* [Records for the task]:
++++++++++++++++++++

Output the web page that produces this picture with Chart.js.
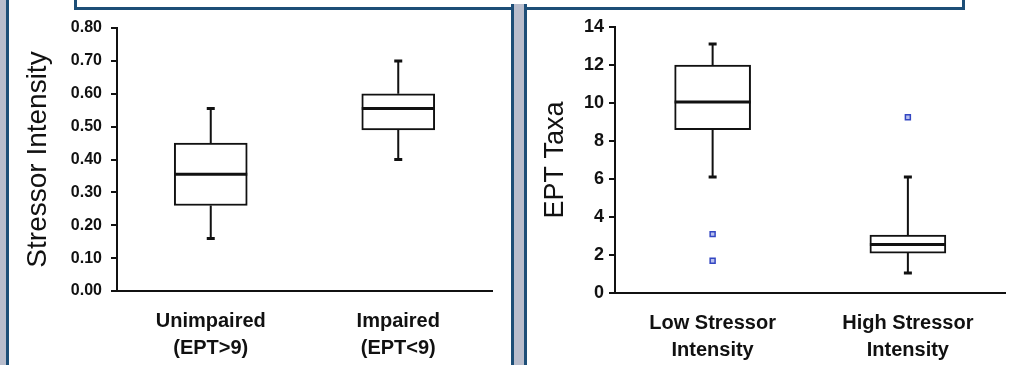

++++++++++++++++++++

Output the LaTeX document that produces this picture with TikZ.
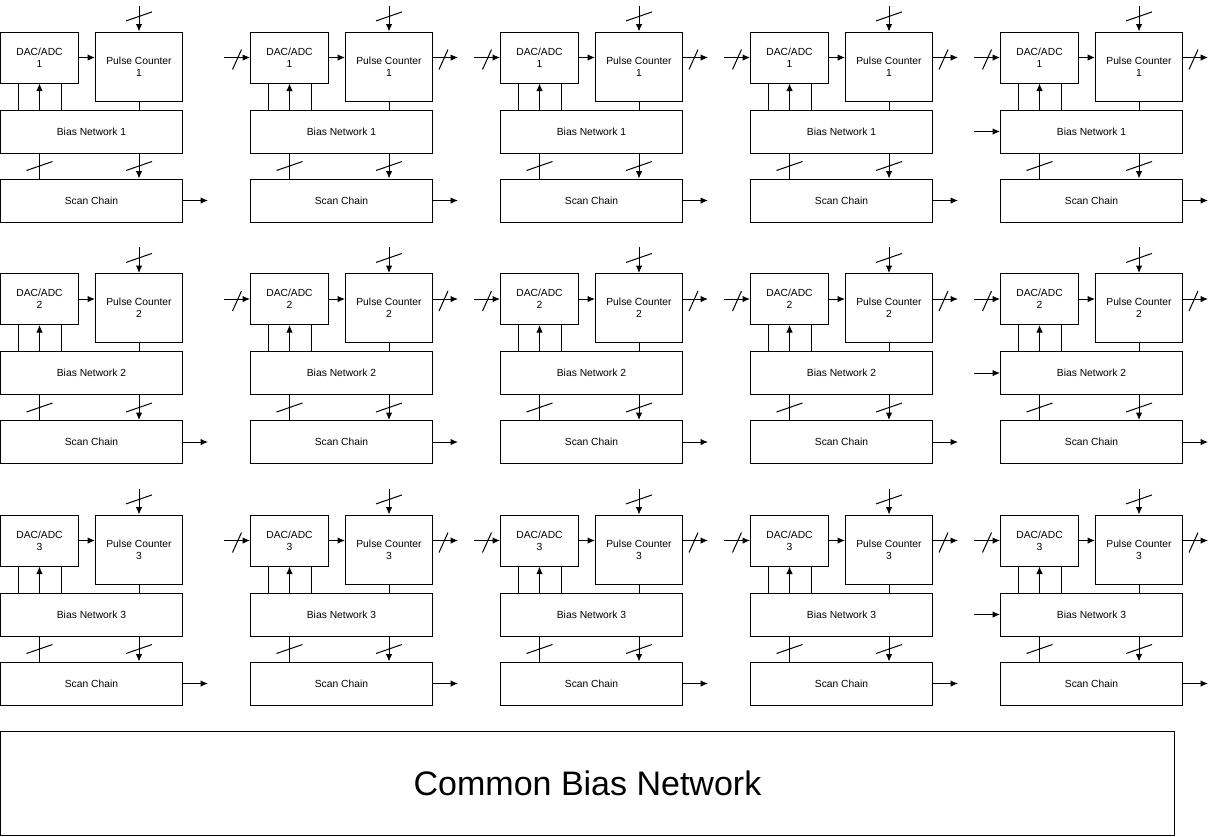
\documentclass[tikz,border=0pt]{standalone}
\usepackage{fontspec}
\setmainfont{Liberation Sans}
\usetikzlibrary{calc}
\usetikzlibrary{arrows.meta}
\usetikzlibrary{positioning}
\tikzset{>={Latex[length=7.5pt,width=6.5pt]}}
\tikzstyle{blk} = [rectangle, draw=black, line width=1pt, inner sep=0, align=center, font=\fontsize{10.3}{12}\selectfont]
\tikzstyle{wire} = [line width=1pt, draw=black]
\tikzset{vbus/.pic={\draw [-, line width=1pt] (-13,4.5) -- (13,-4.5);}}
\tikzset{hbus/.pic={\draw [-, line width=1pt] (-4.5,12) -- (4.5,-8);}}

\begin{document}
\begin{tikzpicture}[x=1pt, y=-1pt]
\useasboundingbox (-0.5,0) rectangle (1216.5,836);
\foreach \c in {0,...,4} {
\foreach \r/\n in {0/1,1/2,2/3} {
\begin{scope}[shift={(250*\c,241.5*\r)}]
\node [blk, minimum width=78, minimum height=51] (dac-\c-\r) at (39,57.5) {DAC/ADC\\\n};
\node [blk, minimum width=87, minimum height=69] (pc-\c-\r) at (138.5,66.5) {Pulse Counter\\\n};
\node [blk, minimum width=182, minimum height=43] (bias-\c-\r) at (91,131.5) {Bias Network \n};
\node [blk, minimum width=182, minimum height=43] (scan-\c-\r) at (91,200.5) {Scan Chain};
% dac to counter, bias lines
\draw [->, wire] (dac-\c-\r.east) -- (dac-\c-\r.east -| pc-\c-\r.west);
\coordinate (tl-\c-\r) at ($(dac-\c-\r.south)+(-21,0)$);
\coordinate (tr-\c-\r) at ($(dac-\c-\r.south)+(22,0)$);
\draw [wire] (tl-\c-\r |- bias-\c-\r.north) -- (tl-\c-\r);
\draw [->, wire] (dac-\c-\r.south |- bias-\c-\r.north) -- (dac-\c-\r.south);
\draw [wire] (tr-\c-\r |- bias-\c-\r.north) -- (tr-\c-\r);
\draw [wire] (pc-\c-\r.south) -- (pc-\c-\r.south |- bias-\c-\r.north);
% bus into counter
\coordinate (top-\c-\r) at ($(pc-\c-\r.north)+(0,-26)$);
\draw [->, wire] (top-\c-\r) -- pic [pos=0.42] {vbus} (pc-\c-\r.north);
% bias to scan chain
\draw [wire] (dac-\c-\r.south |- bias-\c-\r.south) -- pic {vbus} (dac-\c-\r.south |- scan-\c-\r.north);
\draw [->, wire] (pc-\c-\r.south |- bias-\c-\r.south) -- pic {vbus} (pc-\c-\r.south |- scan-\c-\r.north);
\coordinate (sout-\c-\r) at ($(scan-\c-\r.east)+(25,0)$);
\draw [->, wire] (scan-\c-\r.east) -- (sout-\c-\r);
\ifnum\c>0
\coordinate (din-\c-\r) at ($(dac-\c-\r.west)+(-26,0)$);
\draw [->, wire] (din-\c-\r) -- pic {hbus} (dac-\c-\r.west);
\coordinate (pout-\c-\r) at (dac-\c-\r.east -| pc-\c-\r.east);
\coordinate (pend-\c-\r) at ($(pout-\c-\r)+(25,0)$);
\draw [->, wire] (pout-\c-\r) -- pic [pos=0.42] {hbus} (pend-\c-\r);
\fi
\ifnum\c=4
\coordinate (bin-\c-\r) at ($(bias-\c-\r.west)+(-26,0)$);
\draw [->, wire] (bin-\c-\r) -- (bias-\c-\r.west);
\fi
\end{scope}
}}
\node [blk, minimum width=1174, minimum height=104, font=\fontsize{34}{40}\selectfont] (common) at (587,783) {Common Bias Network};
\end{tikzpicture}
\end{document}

++++++++++++++++++++

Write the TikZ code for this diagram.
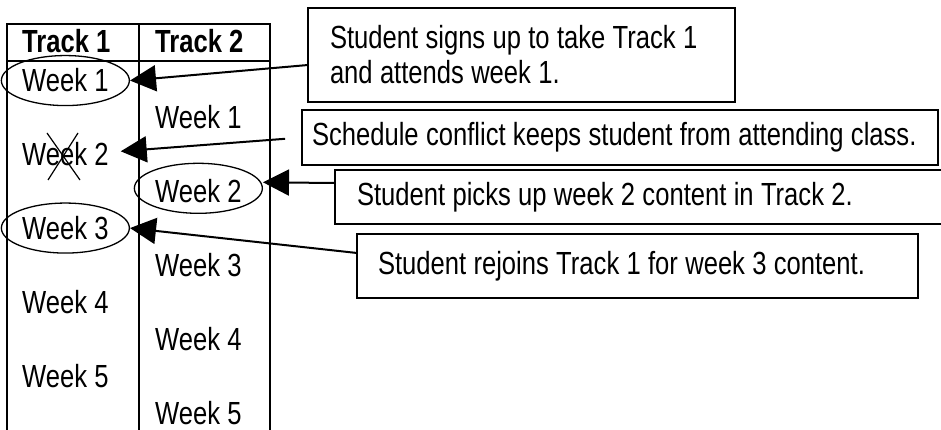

++++++++++++++++++++

Working from the entries above, reproduce exactly and only the lines beginning with the line that has "Output the LaTeX" and ending with the line that has "line width=1pt] (-4.5,12)"; omit all pictures.

* [Solved exercise]:
Output the LaTeX document that produces this picture with TikZ.
\documentclass[tikz,border=0pt]{standalone}
\usepackage{fontspec}
\setmainfont{Liberation Sans}
\usetikzlibrary{calc}
\usetikzlibrary{arrows.meta}
\usetikzlibrary{positioning}
\tikzset{>={Latex[length=7.5pt,width=6.5pt]}}
\tikzstyle{blk} = [rectangle, draw=black, line width=1pt, inner sep=0, align=center, font=\fontsize{10.3}{12}\selectfont]
\tikzstyle{wire} = [line width=1pt, draw=black]
\tikzset{vbus/.pic={\draw [-, line width=1pt] (-13,4.5) -- (13,-4.5);}}
\tikzset{hbus/.pic={\draw [-, line width=1pt] (-4.5,12) -- (4.5,-8);}}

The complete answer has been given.